Перемеривали по-настоящему и убеждались, что он, как всегда, прав. На глаз он безошибочно определял ничтожнейшее количество люксов, неопределимое ни одним сверхсовершенным электронным прибором, всякий раз подтверждая, что глаз у него — инструмент точнейший.
Но гениальность его далеко не только чисто профессионального свойства. Все привычные представления о добре и зле в личность его не укладываются. Принято, скажем, считать, что гений и злодейство — две Вещи несовместные. Пример Рерберга этот примитивный трюизм опровергает: оказывается, очень даже совместные…
С Рербергом я снял всего одну картину, далеко не лучшую, — «Мелодии белой ночи». В сценарии она называлась «Уроки музыки». И действительно, те уроки, которые преподал мне на этой картине Георгий Иванович, уникальны.
Работать с гением — счастье… Это тоже трюизм, но справедливый. Я бы снимал с ним и снимал, сколько бы жизни хватило, ничего кроме наслаждения не получая, если бы не этот проклятый вопрос о гении и злодействе. Количество злодейств, которые Гоша время от времени творит, сам о том не задумываясь, ни в какие разумные рамки не умещается.

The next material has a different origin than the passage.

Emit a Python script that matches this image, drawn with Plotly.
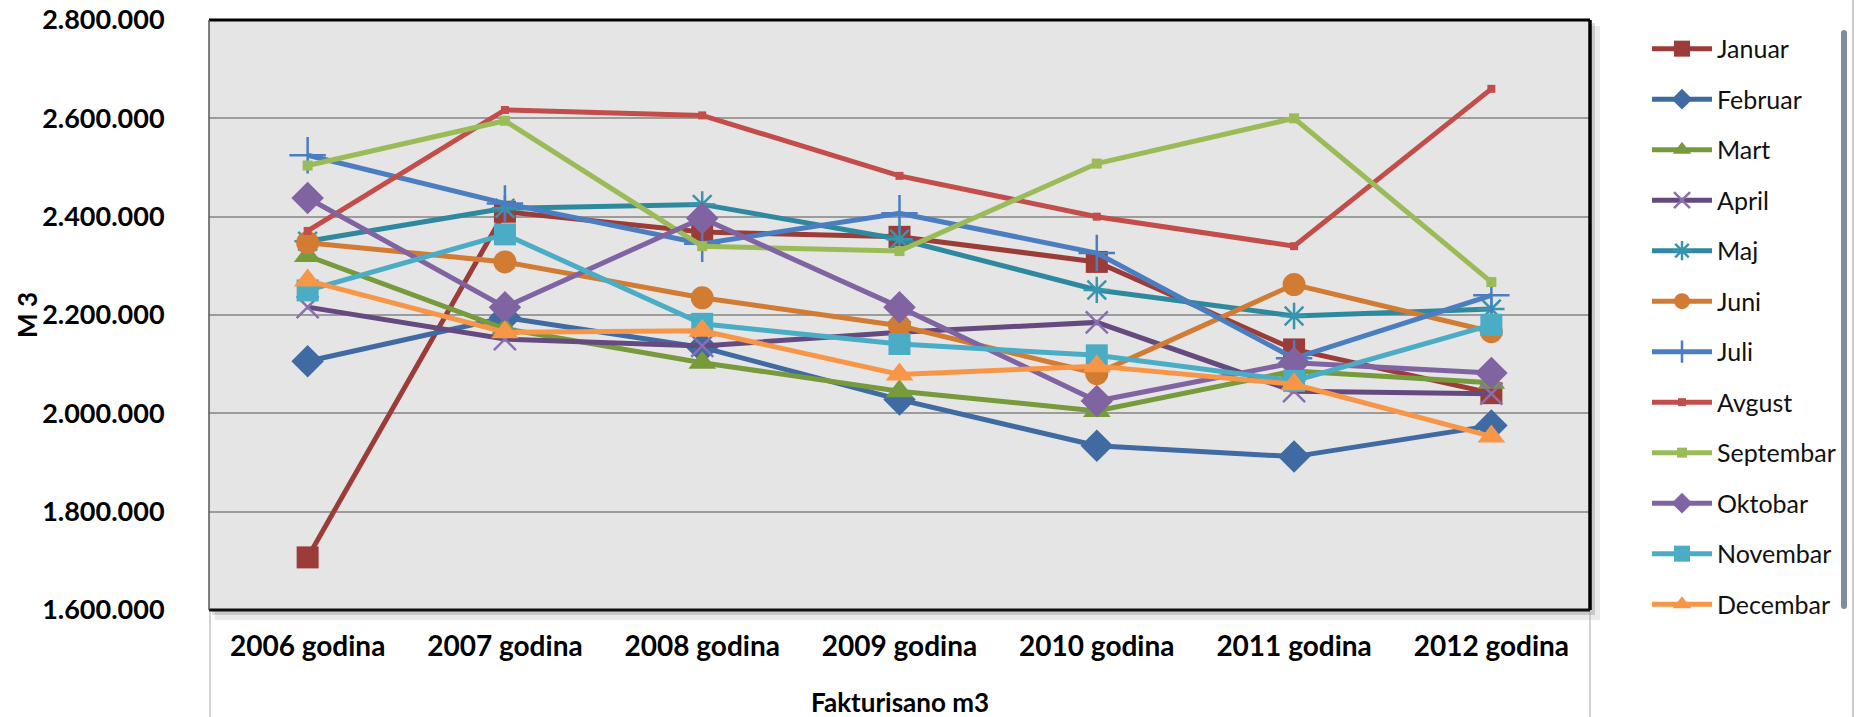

Есть злодеи идеологические, знающие, что творят зло, и именно от того удовольствие получающие. Ibra — совсем иной породы. По природе своей он человек добрейший. Но доброта его и доверчивость устроены так своеобразно, что объективно получается, он, конечно, злодей, хоть и не идеологический… Его так называемое злодейство идет от полной неуправляемости его сверхчувственной натуры. Как не управляется его сознанием чувство света, цвета, видение мира, так не управляются и очаровательнейшие злодейские грани абсолютно незаурядного характера.
Еще до того, как пригласить Георгия Ивановича на картину, я пошел советоваться с более опытными, умудренными совместной с ним работой, коллегами. Я понимал, что для меня его согласие будет великой честью. Специально пересмотрев «Зеркало», я был потрясен невиданным кинематографическим совершенством картины, совершенством операторского мастерства, сложнейшей гармонией, невероятной красотой изображения. Но каков Рерберг в работе? С кем я буду иметь дело?
Андрей Сергеевич Кончаловский, первый, к кому я обратился с этим вопросом, выпучил на меня глаза:
— Ты что, спятил? Хочешь концы отдать? Калоши откинуть? Это же дикий, не всегда трезвый мустанг. Будешь его объезжать — сомнет, раздавит, вышвырнет из седла. Обалдел! С ума сошел! Как в голову могло такое прийти?!
Я пошел наводить справки к Тарковскому. По отношению к Рербергу тот проявил удивительную нежность, чего за ним почти не водилось. Повздыхал, посетовал, что Гога трудно живет, и, понимая, что наша японская картина связана не только с традициями театра «но», но и с обыкновенными иенами, которые, конечно же, могут существенно поправить Гогино материальное положение, Андрей сказал, что готов отложить на три-четыре месяца съемки «Сталкера», к которому они тогда уже готовились. Те, кто знал Андрея, смогут по этим диким, немыслимым для него словам оценить действительную степень тогдашней его нежной влюбленности в Гогу.
— А как он в общении? — продолжал выспрашивать я. — С ним легко работается?
Андрей тут тоже выпучил на меня глаза, уразумев, что имеет дело с полным идиотом.
— С кем? С Гогой? Как легко! Это же чудище! Невиданное, нечеловеческое чудище!..
Если два таких «мосфильмовских» крокодила (употребляю здесь это слово в самом нежном и хорошем смысле) говорят про своего оператора, что он во много раз крокодилистее, чем они сами, то вроде как оставить их слова без внимания нельзя. Но так уж хотелось поработать с Рербергом, что я все же не удержался и пошел приглашать его на картину.
Георгий Иванович говорил со мной приветливо, но строго. Взял сценарий, полистал, почитал, мы еще раз встретились.
— Картину сделать можно, — сказал он. — Но делать надо так, чтобы переделывать не пришлось. Представь, стоят у белой черты в линию перед светофором четыре машины. Новая «Волга», новые «Жигули» (тогда они еще только появились), брежневский «ЗИЛ» и маленький серебристый «мерседес». Зажегся зеленый свет, машины срываются с места, ревут моторы, с лязгом переключаются скорости, и только «мерседес» легко и мгновенно уносится вдаль, лишь маячат в темноте для отставших его светящиеся в темноте габариты…
Сравнение меня поразило, но и вселило какие*то радужные надежды.